The last quality of integrity defined in Mackey’s book is courage. It takes courage to be able to do the right thing, and sometimes even a push from someone else. Telling the truth and owning up to mistakes are feared by most leaders, because it creates a sense of weakness and distrust in the company. However, when a leader is able to admit when they were wrong, it develops their confidence and bravery drastically. Cowardly leaders who lie and blame their mistakes on employees are not conscious and are not fulfilling their company’s potential. While it takes time to be courageous, there are small steps to improve it. For example, admitting errors to small groups of people at a time, or practicing with familiar people will help. Being a leader is not easy, and requires time and room to grow in the process.
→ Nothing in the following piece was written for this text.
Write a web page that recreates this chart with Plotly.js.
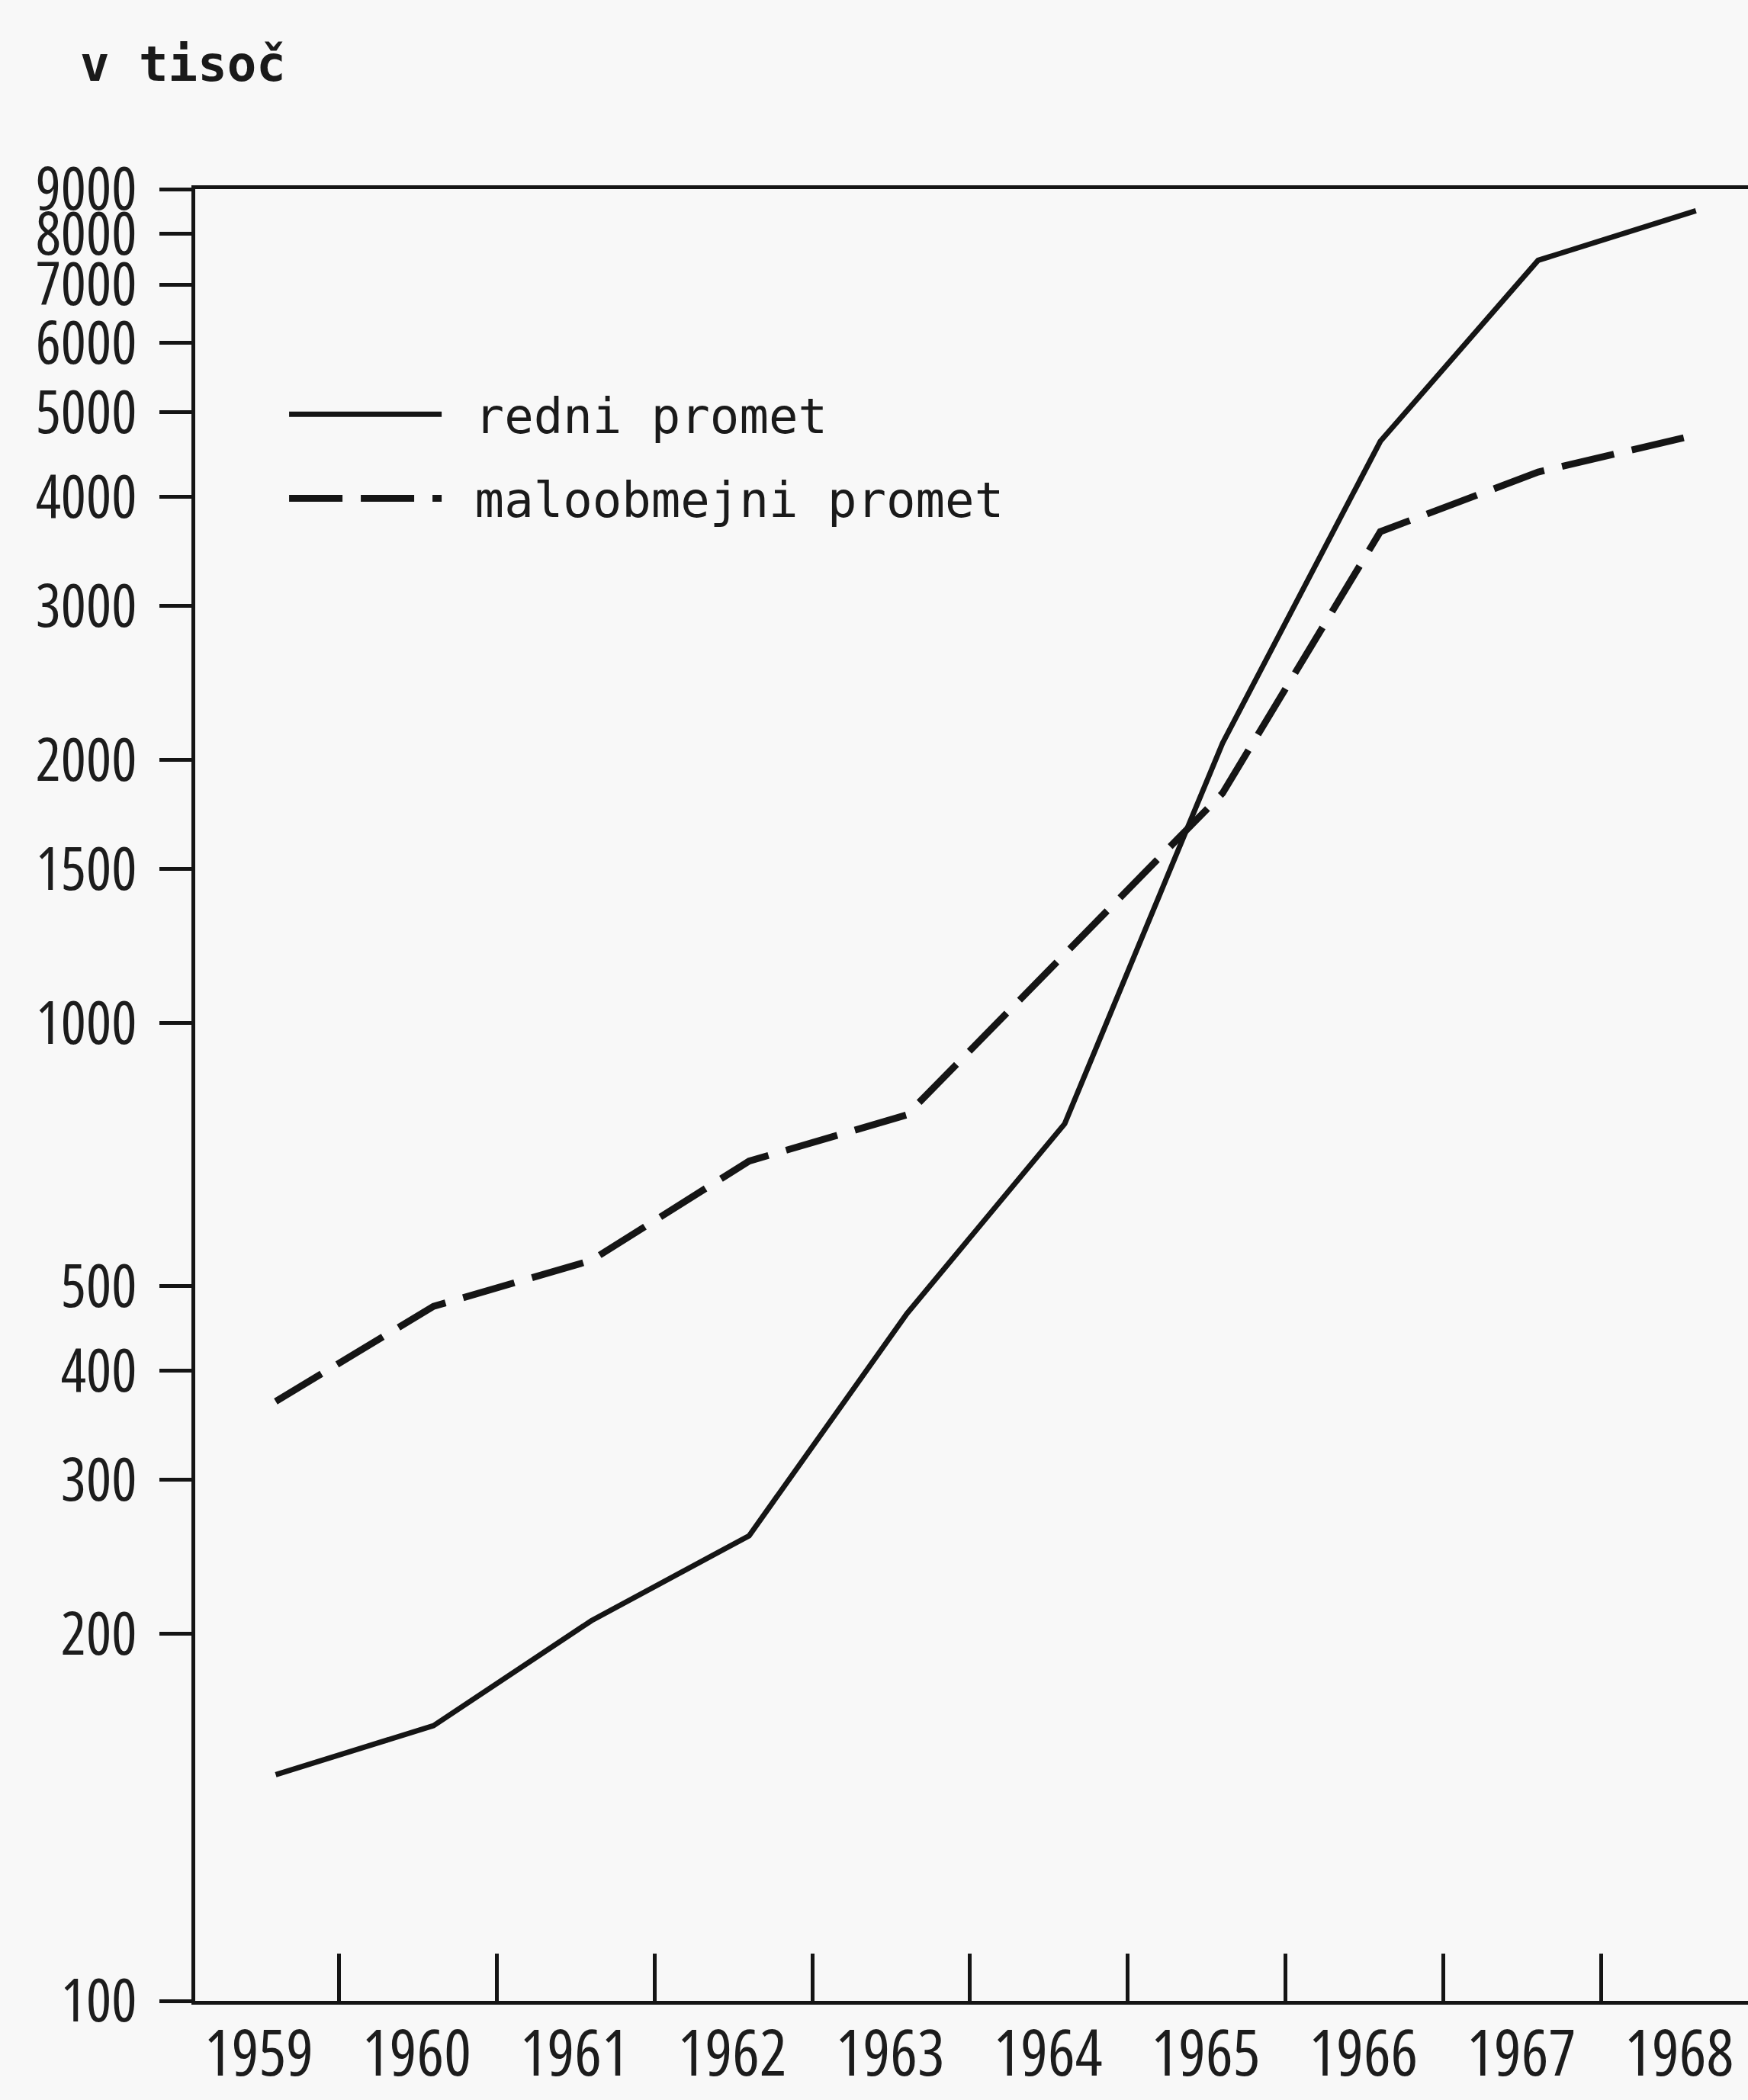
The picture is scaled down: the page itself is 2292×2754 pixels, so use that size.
<!DOCTYPE html>
<html>
<head>
<meta charset="utf-8">
<script src="https://cdn.plot.ly/plotly-3.0.1.min.js"></script>
<style>
  html, body { margin: 0; padding: 0; background: #f8f8f8; }
  #chart { width: 2292px; height: 2754px; }
  .xtick text, .ytick text { font-stretch: 75%; }
</style>
</head>
<body>
<div id="chart"></div>
<script>
// ---- data (v tisoč) ----
const years = [1959, 1960, 1961, 1962, 1963, 1964, 1965, 1966, 1967, 1968];
const redniPromet = [138, 157, 207, 259, 465, 767, 2090, 4630, 7460, 8500];
const maloobmejniPromet = [369, 474, 535, 695, 785, 1202, 1832, 3650, 4270, 4710];

const seriesNames = ['redni promet', 'maloobmejni promet'];
const yTickLabels = ['100', '200', '300', '400', '500', '1000', '1500', '2000',
                     '3000', '4000', '5000', '6000', '7000', '8000', '9000'];
const yTickNumbers = [100, 200, 300, 400, 500, 1000, 1500, 2000,
                      3000, 4000, 5000, 6000, 7000, 8000, 9000];
const xTickLabels = ['1959', '1960', '1961', '1962', '1963', '1964', '1965', '1966', '1967', '1968'];

// ---- axis geometry ----
// the original log scale runs 200..9000; "100" is written at the baseline (scale break)
const yRange = [1.881, Math.log10(9000)];
const yTickVals = yTickNumbers.map(v => v === 100 ? Math.pow(10, yRange[0]) : v);
const xRange = [1958.49, 1968.33];
const xBoundaryTicks = years.slice(0, -1).map(y => y + 0.4);

const ink = '#151515';
const labelFamily = 'Open Sans, Liberation Sans, sans-serif';

const traces = [
  {
    x: years, y: redniPromet, name: '\u2002' + seriesNames[0], type: 'scatter', mode: 'lines',
    legendgroup: 'a',
    line: { color: ink, width: 7, dash: 'solid' }
  },
  {
    x: years, y: maloobmejniPromet, name: '\u2002' + seriesNames[1], type: 'scatter', mode: 'lines',
    legendgroup: 'b',
    line: { color: ink, width: 9, dash: '70px,24px' }
  }
];

const layout = {
  width: 2292, height: 2754,
  paper_bgcolor: '#f8f8f8', plot_bgcolor: '#f8f8f8',
  margin: { l: 256, r: 0, t: 248, b: 130, pad: 0 },
  title: {
    text: 'v tisoč',
    font: { family: 'DejaVu Sans Mono, monospace', size: 64, color: '#1a1a1a', weight: 'bold' },
    xref: 'container', yref: 'container',
    x: 105 / 2292, xanchor: 'left',
    y: 1 - 84 / 2754, yanchor: 'middle'
  },
  showlegend: true,
  legend: {
    x: 0.058, xanchor: 'left', y: 0.896, yanchor: 'top',
    bgcolor: 'rgba(0,0,0,0)', borderwidth: 0,
    font: { family: 'DejaVu Sans Mono, monospace', size: 64, color: '#1a1a1a' },
    itemwidth: 200,
    tracegroupgap: 24
  },
  xaxis: {
    type: 'linear', range: xRange,
    showgrid: false, zeroline: false,
    showline: true, linecolor: ink, linewidth: 5, mirror: true,
    tickmode: 'array', tickvals: years, ticktext: xTickLabels,
    ticks: '', ticklabelstandoff: -8, ticklabelshift: -22,
    ticklabeloverflow: 'allow',
    tickfont: { family: labelFamily, size: 84, color: '#1c1c1c' },
    minor: { tickmode: 'array', tickvals: xBoundaryTicks, ticks: 'inside', ticklen: 62, tickwidth: 5, tickcolor: ink, showgrid: false }
  },
  yaxis: {
    type: 'log', range: yRange,
    showgrid: false, zeroline: false,
    showline: true, linecolor: ink, linewidth: 5,
    tickmode: 'array', tickvals: yTickVals, ticktext: yTickLabels,
    ticks: 'outside', ticklen: 42, tickwidth: 5, tickcolor: ink,
    ticklabelstandoff: 14,
    tickfont: { family: labelFamily, size: 78, color: '#1c1c1c' }
  }
};

Plotly.newPlot('chart', traces, layout, { staticPlot: true, displayModeBar: false });
</script>
</body>
</html>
Conscious leaders have more than just the title of CEO. Their ability to see the big picture, admit their mistakes, and communicate with employees sets them apart from hundreds of other leaders. Moving into the future, conscious leaders also must take into consideration their surroundings more and more. This means the society around them, the environment, and economy. To move towards a brighter future, leaders have to inspire the people they are working with and encourage everyone to learn and adapt to the constantly changing world. All leaders are important, however, the conscious leaders are the ones who take our generation further and have a lasting impact on society.
Mackey, J. & McIntosh, S. & Phipps, C. 2020. Conscious Leadership. Penguin Random House LLC.